Saturday, July 18, 2009

Exerpts from an IBD article on healthcare

• America has a health care crisis.

No, we don't. Forty-seven million people lack insurance. Of the remaining 85% of the population, or 258 million people, polls show high satisfaction with the current coverage. Indeed, a 2006 poll by ABC News, the Kaiser Family Foundation and USA Today found 89% of Americans were happy with their own health care.

As for the estimated 47 million not covered by health insurance, 20 million can afford to buy it, according to a study by former CBO Director June O'Neill. Most of the other 27 million are single and under 35, with as many as a third illegal aliens.

When it's all whittled down, as few as 12 million are unable to buy insurance — less than 4% of a population of 305 million. For this we need to nationalize 17% of our nation's $14 trillion economy and change the current care that 89% like?

• Health care reform will save money.

Few of the plans now coming out of Congress will save anything, says the CBO's current chief, Douglas Elmendorf. In fact, he says, they'll lead to substantially higher costs in the future — costs that will be "unsustainable."

As it is, estimates for reforming health care range from $1 trillion to $3.6 trillion. Much will be spent on subsidies to make a so-called public option more attractive to consumers than private plans.

To pay for it, the president has suggested about $600 billion in new taxes, meaning that $500 billion to $2.1 trillion in new health care spending over the next decade will be unfunded. This could push up the nation's already soaring deficit, expected to reach $10 trillion through 2019 without health care reform. Massive new tax hikes will probably be needed to close the gap.

• Only the rich will pay for reform.

The 5.4% surtax on millionaires the president is pushing gets all the attention, but everyone down to $280,000 in income will pay more. Doesn't that still leave out the middle class and poor? Sorry. Workers who decline to take part will pay a tax of up to 2% of earnings. And small-businesses must pony up 8% of their payrolls.

The poor and middle class must pay in other ways, without knowing it. The biggest hit will be on small businesses, which, due to new payroll taxes, will be less likely to hire workers. Today's 9.5% jobless rate may become a permanent feature of our economy — just as it is in Europe, where nationalized health care is common.

• Government-run health care produces better results.

The biggest potential lie of all. America has the best health care in the world, and most Americans know it.
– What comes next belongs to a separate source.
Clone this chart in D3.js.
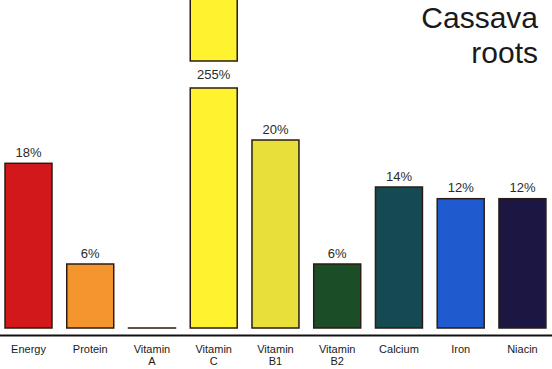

Yet we hear that many "go without care" while in nationalized systems it is "guaranteed."

U.S. life expectancy in 2006 was 78.1 years, ranking behind 30 other countries. So if our health care is so good, why don't we live as long as everyone else?

Three reasons. One, our homicide rate is two to three times higher than other countries. Two, because we drive so much, we have a higher fatality rate on our roads — 14.24 fatalities per 100,000 people vs. 6.19 in Germany, 7.4 in France and 9.25 in Canada. Three, Americans eat far more than those in other nations, contributing to higher levels of heart disease, diabetes and some cancers.In countries with nationalized care, medical outcomes are often catastrophically worse. Take breast cancer. According to the Heritage Foundation, breast cancer mortality in Germany is 52% higher than in the U.S.; the U.K.'s rate is 88% higher. For prostate cancer, mortality is 604% higher in the U.K. and 457% higher in Norway. Colorectal cancer? Forty percent higher in the U.K.

Universal health care, wrote Sally Pipes, president of the Pacific Research Institute in her excellent book, "Top Ten Myths Of American Health Care," will inevitably result in "higher taxes, forced premium payments, one-size-fits-all policies, long waiting lists, rationed care and limited access to cutting-edge medicine."